I have this old cookbook, from way back when I was a teenager, and in it was a picture of a strawberry charlotte that I've always wanted to make but never did. I think the right berries just didn't come along.
Until last week, that is, when, A and M took us to Kokol Hills, just 1/2 hour from KK city, to look at a strawberry patch that their friend V (gosh, all these mysterious people!) is experimenting with, with the help of a horticulturist from Japan.
The first time I went to Kokol Hills was when Ming was a toddler, so that was about 22 years ago. The first thing that struck me was how beautiful the place was, with blue mountains and green hill slopes, and how cool the weather was, especially in the afternoon when the hills were covered with rain clouds. Just imagine how amazing it is to be in 20 C weather in the afternoon, just 1/2 hour away from the city where the temperature is a melting 34 C. Kokol Hills are a part of the Crocker Range which is where you find the fifth highest mountain in South East Asia, Mt Kinabalu. In school, we were taught that Mt Kinabalu was the highest in SEA but that was before they found out about the other mountains.
I was told not to blog about the strawberry patch because the production of strawberries is too low for commercial supply, but I can't help telling you because it's so exciting to have strawberries grown right here in KK. And the most wonderful thing is, the strawberries from Kokol are sweet, juicy and flavorful! These small Japanese strawberries just put to shame all those strawberries from the US and Australia that we get in the supermarkets, especially the Driscoll brand strawberries which are big, distortedly huge, double-butted, pale and sour without much flavor, and also all those strawberries we picked in Canada or Australia.
If you ever come across the smaller Korean or Japanese strawberries, make a strawberry charlotte! The cake was so pretty we didn't cut it until the next day. I layered the cake, starting with a layer of genoise, then strawberry mousse made with strawberries and some strawberry jam because I needed to keep quite a lot of strawberries for decoration, and repeated the layers. I didn't have enough strawberry puree or I would've soaked the genoise more and piled the strawberries higher on the cake. But now that I've tasted strawberry charlotte, it is my favorite strawberry cake because it's so intense with flavor. Bliss.
The strawberries are grown above ground so that nutrients and pests can be controlled. They are picked only when fully ripe, so they don't last long and have to be handled tenderly.
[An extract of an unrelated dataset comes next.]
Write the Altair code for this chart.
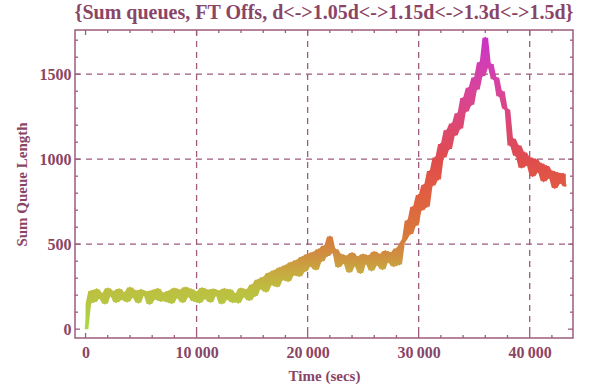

A beautiful patio where the city can be seen in the background.
I am rushed for time. This cake is easy to make. I am bad at making genoise because they always turn out a bit too coarse but genoise are the right cake for making charlottes because they hold up better with the strawberry puree.
1. Make a 6 or 7 " round genoise. You can leave it whole or cut into layers. I prefer layers because that way you can have a bit of cake and a bit of mousse with every bite.
2. Puree the strawberries. You can use frozen strawberries or fresh. I used fresh, about 200 g and topped it up to one cup (230 g I think) with strawberry preserves--Dalfour's--because I wanted to decorate the cake with lots of strawberries but if you want to decorate the traditional way, with halved berries on the side of the cake instead of sponge fingers, you don't need so many strawberries.
3. Make the mousee with 10 g gelatine, dissolved in 2 T water, and melted over low heat. Add 2 T castor sugar if like. I did. When mousse is cool, whip 1 1/2 cups of heavy cream with 1 T castor sugar and mix into the gelatine.
4. Put one cake layer into a springform pan or ring, then pour half the mousse in, then another layer of cake and then the remaining mousse. Cover and chill at least 3 to 4 hours. Put a ring of sponge fingers around the cake, tie with a satin ribbon and you can wow the whole party with this simple but beautiful and yummy cake!
The design for this cake was inspired by those in Miette, an awesome bakery in San Francisco.